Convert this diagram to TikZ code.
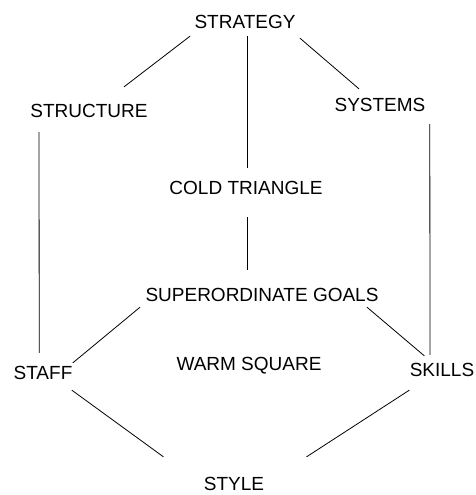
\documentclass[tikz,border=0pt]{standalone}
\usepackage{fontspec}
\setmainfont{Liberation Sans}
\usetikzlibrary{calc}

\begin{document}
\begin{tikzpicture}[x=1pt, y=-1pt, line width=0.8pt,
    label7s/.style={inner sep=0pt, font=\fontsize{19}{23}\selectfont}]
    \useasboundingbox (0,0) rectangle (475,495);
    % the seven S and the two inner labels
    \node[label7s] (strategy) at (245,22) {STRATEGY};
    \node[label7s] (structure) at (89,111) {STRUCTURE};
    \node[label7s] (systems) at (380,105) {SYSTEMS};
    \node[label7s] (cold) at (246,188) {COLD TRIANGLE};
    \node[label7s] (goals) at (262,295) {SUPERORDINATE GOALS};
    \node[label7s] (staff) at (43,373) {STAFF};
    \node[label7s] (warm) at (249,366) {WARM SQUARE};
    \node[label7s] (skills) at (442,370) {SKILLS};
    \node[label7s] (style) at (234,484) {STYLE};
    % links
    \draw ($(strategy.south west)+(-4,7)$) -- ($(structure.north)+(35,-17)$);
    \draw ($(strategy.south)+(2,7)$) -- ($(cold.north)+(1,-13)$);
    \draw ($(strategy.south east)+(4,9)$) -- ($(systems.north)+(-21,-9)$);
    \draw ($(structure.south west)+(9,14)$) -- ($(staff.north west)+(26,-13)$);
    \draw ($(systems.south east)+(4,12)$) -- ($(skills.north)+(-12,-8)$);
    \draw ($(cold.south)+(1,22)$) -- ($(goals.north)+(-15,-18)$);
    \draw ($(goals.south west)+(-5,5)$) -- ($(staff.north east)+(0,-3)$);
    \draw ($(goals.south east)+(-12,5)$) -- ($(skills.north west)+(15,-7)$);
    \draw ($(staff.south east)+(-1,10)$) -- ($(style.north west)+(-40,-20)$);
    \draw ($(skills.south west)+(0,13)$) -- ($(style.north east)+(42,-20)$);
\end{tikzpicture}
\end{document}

• [WHAT IS EXPECTED]
Copy out the listing exactly as it stands, but not the pictures.

• [SOLUTION TO THIS EXERCISE]
Convert this diagram to TikZ code.
\documentclass[tikz,border=0pt]{standalone}
\usepackage{fontspec}
\setmainfont{Liberation Sans}
\usetikzlibrary{calc}

\begin{document}
\begin{tikzpicture}[x=1pt, y=-1pt, line width=0.8pt,
    label7s/.style={inner sep=0pt, font=\fontsize{19}{23}\selectfont}]
    \useasboundingbox (0,0) rectangle (475,495);
    % the seven S and the two inner labels
    \node[label7s] (strategy) at (245,22) {STRATEGY};
    \node[label7s] (structure) at (89,111) {STRUCTURE};
    \node[label7s] (systems) at (380,105) {SYSTEMS};
    \node[label7s] (cold) at (246,188) {COLD TRIANGLE};
    \node[label7s] (goals) at (262,295) {SUPERORDINATE GOALS};
    \node[label7s] (staff) at (43,373) {STAFF};
    \node[label7s] (warm) at (249,366) {WARM SQUARE};
    \node[label7s] (skills) at (442,370) {SKILLS};
    \node[label7s] (style) at (234,484) {STYLE};
    % links
    \draw ($(strategy.south west)+(-4,7)$) -- ($(structure.north)+(35,-17)$);
    \draw ($(strategy.south)+(2,7)$) -- ($(cold.north)+(1,-13)$);
    \draw ($(strategy.south east)+(4,9)$) -- ($(systems.north)+(-21,-9)$);
    \draw ($(structure.south west)+(9,14)$) -- ($(staff.north west)+(26,-13)$);
    \draw ($(systems.south east)+(4,12)$) -- ($(skills.north)+(-12,-8)$);
    \draw ($(cold.south)+(1,22)$) -- ($(goals.north)+(-15,-18)$);
    \draw ($(goals.south west)+(-5,5)$) -- ($(staff.north east)+(0,-3)$);
    \draw ($(goals.south east)+(-12,5)$) -- ($(skills.north west)+(15,-7)$);
    \draw ($(staff.south east)+(-1,10)$) -- ($(style.north west)+(-40,-20)$);
    \draw ($(skills.south west)+(0,13)$) -- ($(style.north east)+(42,-20)$);
\end{tikzpicture}
\end{document}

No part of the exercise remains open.